We really do eat so good and have tried and tested many recipes. We have decided to start our own cooking/recipe blog. We are happy to share these recipes with all of you. http://recipesyum.blogspot.com/
We would love for anyone to try any of these recipes out and welcome your comments. If you have a variety of something or think that some of these could be improved upon, we would love some suggestions.
Happy cooking to you.
Tuesday, September 9, 2008
Do You Fit In?
Monticello is beautiful, isn't it?
Gentry grew up in Monticello. It is a small town in the four corner area of the state. We always have such a good time when ever we are there. Saturday we all went to Loyd's Lake and then Monticello Lake. Monticello Lake is about the size of a pond but I always have thought that great things come in small packages.

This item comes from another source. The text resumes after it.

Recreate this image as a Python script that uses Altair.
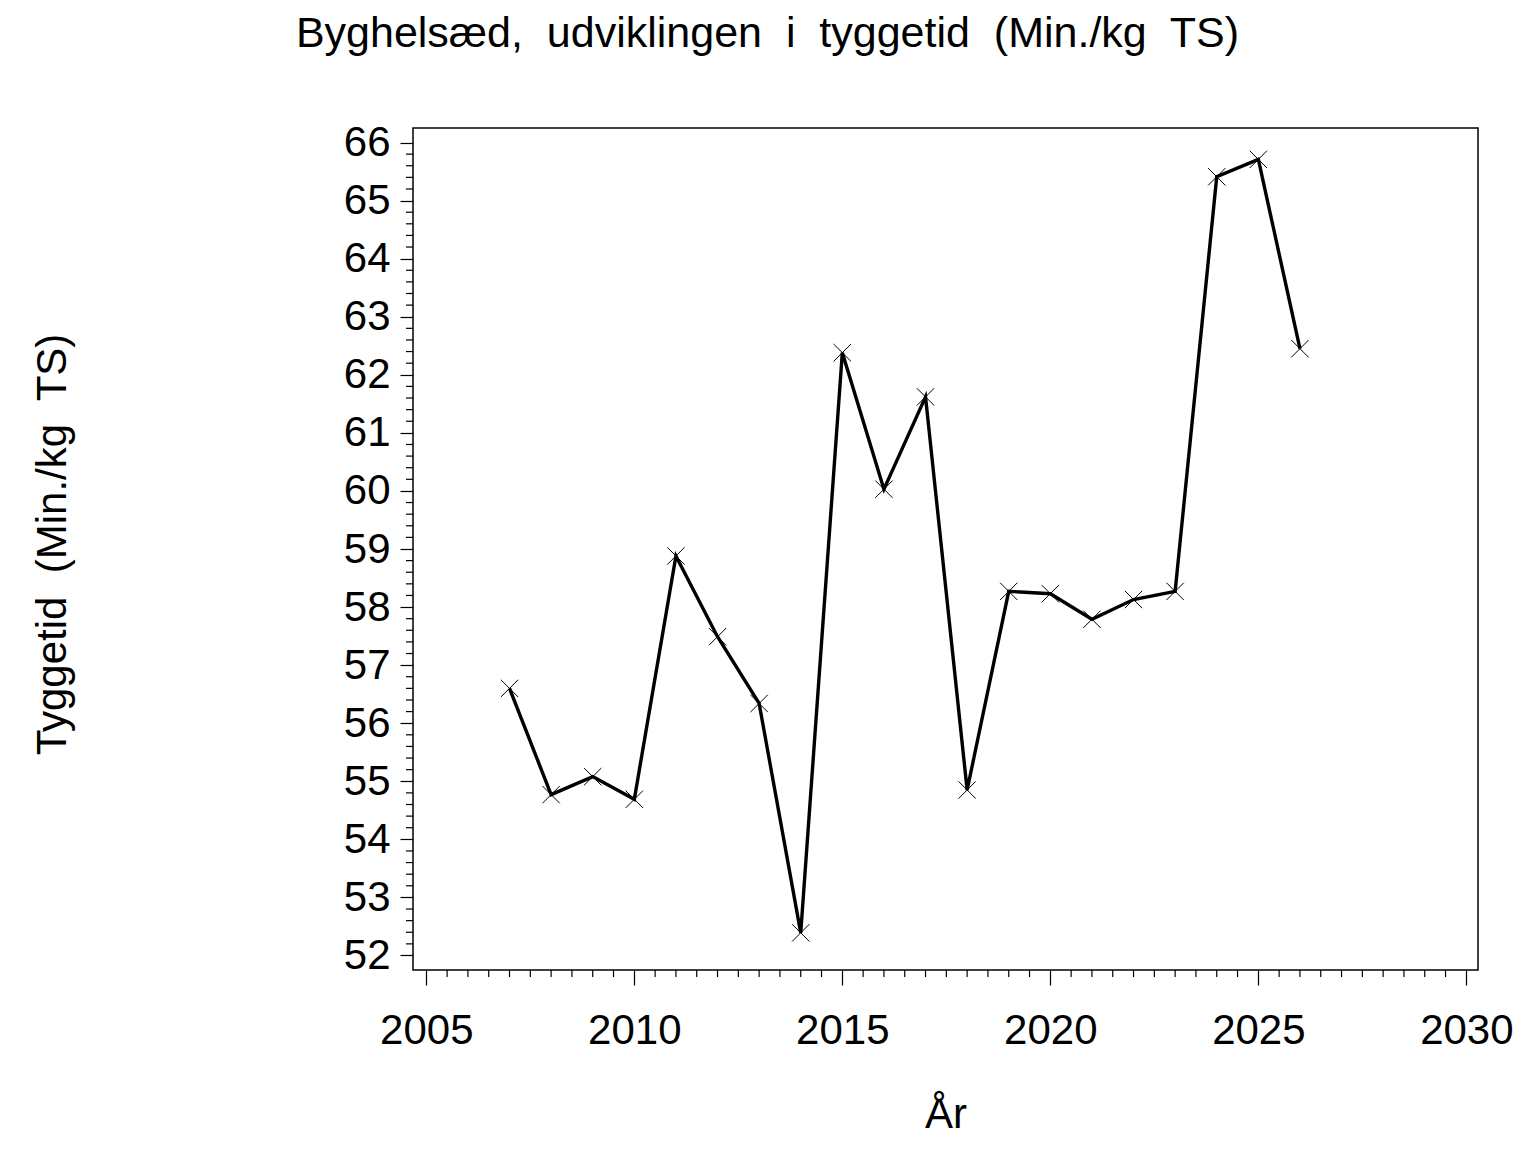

Everyone had a good time throwing rocks in the water, taking pictures, and hanging out with family.We had a little celebration for Kayson and Jason (birthdays). Later we went to the farm and then dinner.
Kayson turned one!
Peaches wondering why Daddy put her in a hole
Monday, September 8, 2008
House Cleaning in Progress
My house is such a mess right now.
I can’t concentrate. I am so distracted by the mess around me. I can’t seem to get anything else done. I tried to do some laundry, I thought about making something other than a sandwich for lunch but because my house needs to be cleaned so badly I get distracted and start cleaning “just this little area first”.
So today I will spend the day cleaning and wishing I had a maid.
Don’t drop by unannounced today unless you would come in completely unjudgmental and be willing to lend a hand to help.
Friday, September 5, 2008
Sitting in a Tree, K I S S I N G!
Congratulations you two! We sure look foreword to getting to know Ryan better. I know from experience, he couldn't be marrying into a better family!